Comment on company perspective


Section 1:

1. How is it that, even among the best performing industries, only some companies do well? How can some companies in poorly performing industries still do well?

According to Porter, higher profits will result from either product differentiation or cost leadership. Companies which perform better compared to other companies within the same industry are companies with differentiated products which offer their customers variety and produce brand loyalty , or companies that have found a way to produce at a lower cost and therefore generate more profit. In order for the companies to do well, such organizations must have a strong leadership with long term strategies in place. For example, in the Brewers industry, a few companies have captured the major market share, these companies offer a variety of products and are able to benefit from economies of scale thereby reducing their costs and improving their profitability (AB InBev has 47.7% of the market share and sell about 200 products). Such companies also have a strong brand name and excellent strategies to achieve their goals. Companies such as CBEV within the industry have a smaller market share and product offering and they are unable to perform as well as the others.

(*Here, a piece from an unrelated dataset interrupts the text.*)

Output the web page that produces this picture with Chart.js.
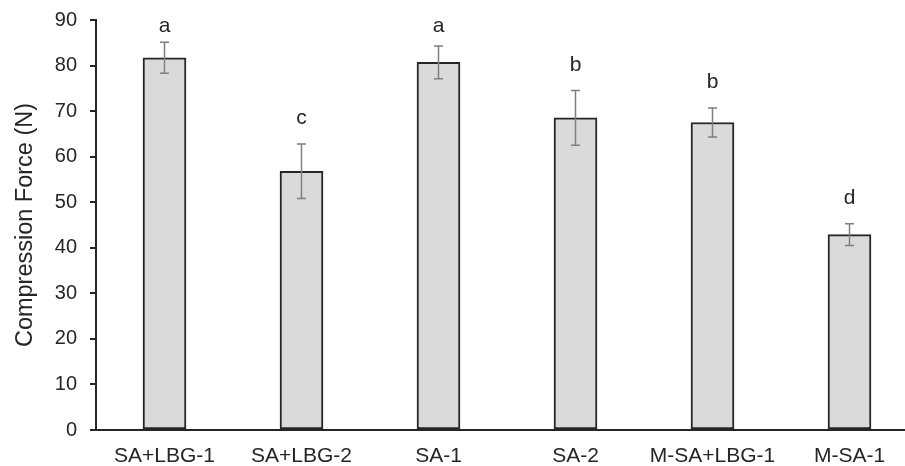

This works both ways, even in poorly performing industries such as the consumer electronics industry where margins are very slim and competition is fierce, companies such as Whirlpool, Samsung Electronics, and LG Display Company limited are able to perform well due to the various products they offer (product differentiation)  and the strategies they adopt  which leads to a better performance.

2. Generally speaking, for companies in the same industry, what factors would explain differences in company performance over the long term?

For companies in the same industry, factors that would explain the differences in the company performance over the long term would include a strong and focused leadership that would provide the necessary vision and mission statement for the company and determine the guidelines to achieve such goals. Successful companies will also need to establish and implement strategies that will enable them achieve a competitive advantage. Such companies would need to be innovative and continually monitor the changing environment and their competitors. Furthermore, the companies must constantly ensure that they meet the actual needs and preferences of their customers which vary and change from time to time. Therefore, factors such as leadership, company strategies, company competitive advantage, innovations, industry environment and competitor activities can all help in explaining differences in company performance over the long-term.

Section 2:

1. How is it that, even among the best performing industries, only some companies do well? How can some companies in poorly performing industries still do well?

In any given company, there are multiple possible reasons for success or failure. In even the best performing industries, companies can be internally under-performing. There are many aspects to profitability besides having desired products. Companies must properly utilize supply chains, marketing, accounting, human resources, advertising, public relations, and research and development to maximize their competitiveness within any given industry. Of course, this list is not all-inclusive. It also does not mention perhaps a few of the most important aspects of organizational success—leadership and culture. The education of businesspeople and students on the critical importance of these foundations of success is a multi-million dollar industry in itself.

Conversely, companies in poorly performing industries can still do well by being internally sound businesses. As students we are taught the foundations of successful businesses. Businesses can follow these guidelines and hope for the best. They can also simply want success more than the others. As previously stated, sometimes success or failure begins with culture and a vision. With a winning culture, vision, and efficient execution, success should be possible even in losing industries.

2. Generally speaking, for companies in the same industry, what factors would explain differences in company performance over the long term?

This question can be answered in the same fashion as number one. What seems to differentiate this question, however, is the inclusion of “long term”. Again, a focus on the long term would suggest the impact of culture and vision. Both serve as foundations for long term success. While a vision can be created quickly, its successful execution is usually long term. Similarly, a strong corporate culture cannot be created overnight. Historically speaking, Southwest Airlines has been a strong example of a company that once stood out in its industry because of an enhanced and well-defined company culture. In this example, the culture and vision were embodied for decades by CEO Herb Kelleher.

An additional explanation or driving force behind long term performance also has to be self evaluation and subsequent planning for future competitiveness. Most companies use either strategic or scenario planning to try and forecast the future better than others. In many cases, talented individuals can predict trends earlier than others, thus setting their companies up for continued success. In other cases, long term survivability comes down to luck or the demise of others (being the last man standing).